L’alba di Alwayr di Mariangela Cerrino è un romanzo che si lascia leggere piuttosto bene.
Le pagine scivolano via veloci evocando strane terre e strane vicende. Alcune atmosfere del libro ricordano un po’ Star Wars è un po’ Asimov, per certi passaggi introspettivi.
Ma veniamo alla storia: Bain è un uomo piuttosto solitario che vive in un torre, che è una via di mezzo tra un vecchio dato sul mare è una cabina automatizzata. L’uomo, da sempre, viene da tutti soprannominato “Lo straniero”.
Tutto si apre proprio con il suo rapimento, egli viene catturato per essere venduto.

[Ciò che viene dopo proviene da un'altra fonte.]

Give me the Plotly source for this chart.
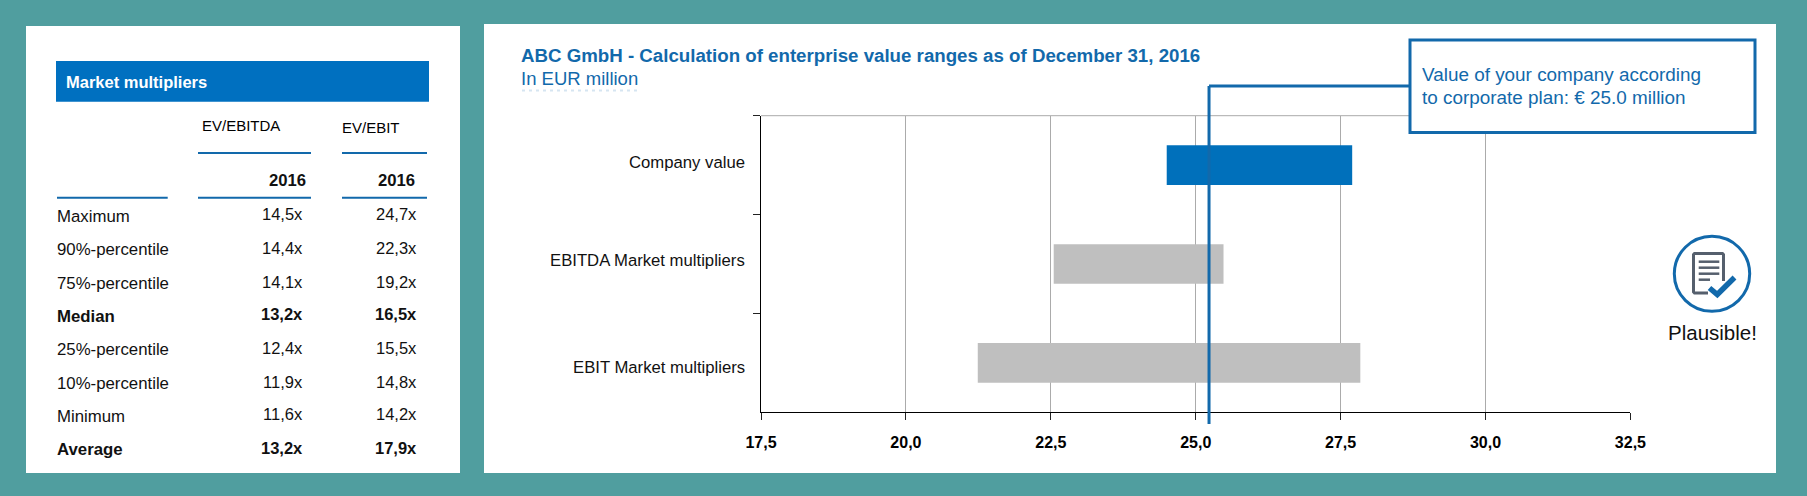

A chi, non è dato saperlo, quello che è certo, però, è che qualcuno ha mobilitato molte risorse, e persone, pur di mettere le mani su Bain.
E il viaggio del prigioniero è un pretesto per introdurre vari scenari e situazioni.
Un certo senso di precarietà attraversa tutto il romanzo, l’idea di una società basata sull’uso delle macchine, mentre un’altra ne ha ricusato totalmente il potere.
È la sempre attuale contrapposizione dell’intelligenza artificiale all’inventiva umana.
Sembra però che in questa storia non ci sia un vincitore preciso, tutto si mantiene molto fluido, almeno fino alle battute finali, dove viene rivelato a Bain, e agli amici che ha incontrato lungo il suo tortuoso percorso, alla ricerca di risposte, il motivo per cui la sua vita è tanto importante.
Bain, e tutta la sua esistenza, rappresentano la volontà di cambiamento e di rinascita di un sistema apparentemente perfetto, ma che in realtà è già in declino.
Ho apprezzato molti passaggi del libro, soprattutto quelli dedicati al rapporto uomo-macchina, gli Head, le macchine, coi loro Tail, gli umani modificati. Quello che mi ha lasciato l’amaro in bocca è stato il finale, a mio parere un po’ troppo affettato, però solo a libro ultimato ho scoperto che L’alba di Alwayr altro non è che il seguito ideale di L’ultima terra oscura, pubblicato nel lontano 1990, e narra gli esordi della società come la leggiamo in Alwayr.
Probabilmente per chi ha letto entrambi i romanzi, alcuni riferimenti del sequel appaiono sicuramente più chiari, ma per che ho letto L’alba di Alwayr alcuni passaggi, per quanto curati dal punto di vista dello stile e della trama, mi sono rimasti oscuri e un po’ confusionari.
Ad ogni modo, nonostante io non sia un’appassionata di letteratura fantascientifica, ho apprezzato molto le vicende narrate, per il modo semplice, ma anche profondo, quasi in chiave filosofica, con cui vengono descritte, e mi sono interrogata più volte sulla sorte di alcuni personaggi citati, tanto da voler leggere sicuramente anche il romanzo che fa da prequel a questa storia.
“ARTES. Io non so quando mi è stato dato questo nome, né da chi lo ho avuto. Non è nemmeno un nome. È soltanto una parola mai esistita prima di me, e che non potrebbe esistere senza di me. Il significato non ha importanza, come non ne hanno le cose degli umani, e tuttavia IO VIVO delle cose umane da così tanto tempo che forse sono già umano senza saperlo. Ho paura di questo. Un umano è parte di me, e senza di lui IO non esisterei. È un piccolo uomo con grandi idee, e un temperamento da genio nello spirito di un martire: io detesto i geni, e non capisco i martiri. Così mi disprezzo, quando mi guardo in questo umano che è il mio Doma, e che non può vivere senza di me come io non posso vivere senza di lui. Chi ci ha fatto questo?”